*Work to complete*.
Exclude the pictures and return every line exactly as written.

*Raw data*.
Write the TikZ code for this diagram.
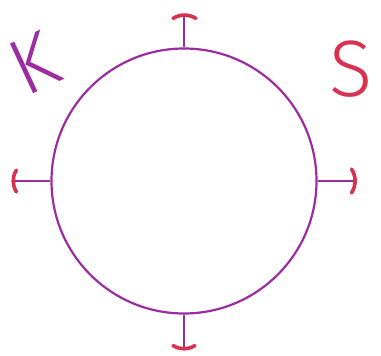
\documentclass[tikz,border=0pt]{standalone}
\usepackage{fontspec}
\usetikzlibrary{calc}
\IfFontExistsTF{Fira Sans Light}
  {\newfontfamily\handfont{Fira Sans Light}}
  {\newfontfamily\handfont{Fira Sans}}
\definecolor{plum}{RGB}{155,45,160}
\definecolor{rose}{RGB}{215,50,80}
\tikzset{
  ring/.style={circle,draw=plum,line width=2.2pt,minimum size=265pt,inner sep=0pt},
  stub/.style={draw=plum,line width=2.2pt},
  endcap/.style={draw=rose,line width=3.6pt,line cap=round},
  letter/.style={font=\handfont\fontsize{80}{80}\selectfont,inner sep=0pt},
}
\begin{document}
\begin{tikzpicture}[x=1pt,y=-1pt]
  \useasboundingbox (0,0) rectangle (381,356);
  \node[ring] (ring) at (184,181) {};
  % stub ends
  \coordinate (endN) at ($(ring.north)+(0,-32)$);
  \coordinate (endS) at ($(ring.south)+(0,34)$);
  \coordinate (endW) at ($(ring.west)+(-38,0)$);
  \coordinate (endE) at ($(ring.east)+(38,0)$);
  \draw[stub] (ring.north) -- (endN);
  \draw[stub] (ring.south) -- (endS);
  \draw[stub] (ring.west) -- (endW);
  \draw[stub] (ring.east) -- (endE);
  % caps
  \draw[endcap] ($(endN)+(-11,3)$) to[bend left=30] ($(endN)+(12,3)$);
  \draw[endcap] ($(endS)+(-11,-3)$) to[bend right=30] ($(endS)+(11,-3)$);
  \draw[endcap] ($(endW)+(4,-11)$) to[bend right=30] ($(endW)+(4,11)$);
  \draw[endcap] ($(endE)+(-4,-12)$) to[bend left=30] ($(endE)+(-4,12)$);
  % letters
  \node[letter,text=plum,rotate=25] (kay) at (34,63) {K};
  \node[letter,text=rose] (ess) at (351,69) {S};
\end{tikzpicture}
\end{document}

*Solution to this task*.
Write the TikZ code for this diagram.
\documentclass[tikz,border=0pt]{standalone}
\usepackage{fontspec}
\usetikzlibrary{calc}
\IfFontExistsTF{Fira Sans Light}
  {\newfontfamily\handfont{Fira Sans Light}}
  {\newfontfamily\handfont{Fira Sans}}
\definecolor{plum}{RGB}{155,45,160}
\definecolor{rose}{RGB}{215,50,80}
\tikzset{
  ring/.style={circle,draw=plum,line width=2.2pt,minimum size=265pt,inner sep=0pt},
  stub/.style={draw=plum,line width=2.2pt},
  endcap/.style={draw=rose,line width=3.6pt,line cap=round},
  letter/.style={font=\handfont\fontsize{80}{80}\selectfont,inner sep=0pt},
}
\begin{document}
\begin{tikzpicture}[x=1pt,y=-1pt]
  \useasboundingbox (0,0) rectangle (381,356);
  \node[ring] (ring) at (184,181) {};
  % stub ends
  \coordinate (endN) at ($(ring.north)+(0,-32)$);
  \coordinate (endS) at ($(ring.south)+(0,34)$);
  \coordinate (endW) at ($(ring.west)+(-38,0)$);
  \coordinate (endE) at ($(ring.east)+(38,0)$);
  \draw[stub] (ring.north) -- (endN);
  \draw[stub] (ring.south) -- (endS);
  \draw[stub] (ring.west) -- (endW);
  \draw[stub] (ring.east) -- (endE);
  % caps
  \draw[endcap] ($(endN)+(-11,3)$) to[bend left=30] ($(endN)+(12,3)$);
  \draw[endcap] ($(endS)+(-11,-3)$) to[bend right=30] ($(endS)+(11,-3)$);
  \draw[endcap] ($(endW)+(4,-11)$) to[bend right=30] ($(endW)+(4,11)$);
  \draw[endcap] ($(endE)+(-4,-12)$) to[bend left=30] ($(endE)+(-4,12)$);
  % letters
  \node[letter,text=plum,rotate=25] (kay) at (34,63) {K};
  \node[letter,text=rose] (ess) at (351,69) {S};
\end{tikzpicture}
\end{document}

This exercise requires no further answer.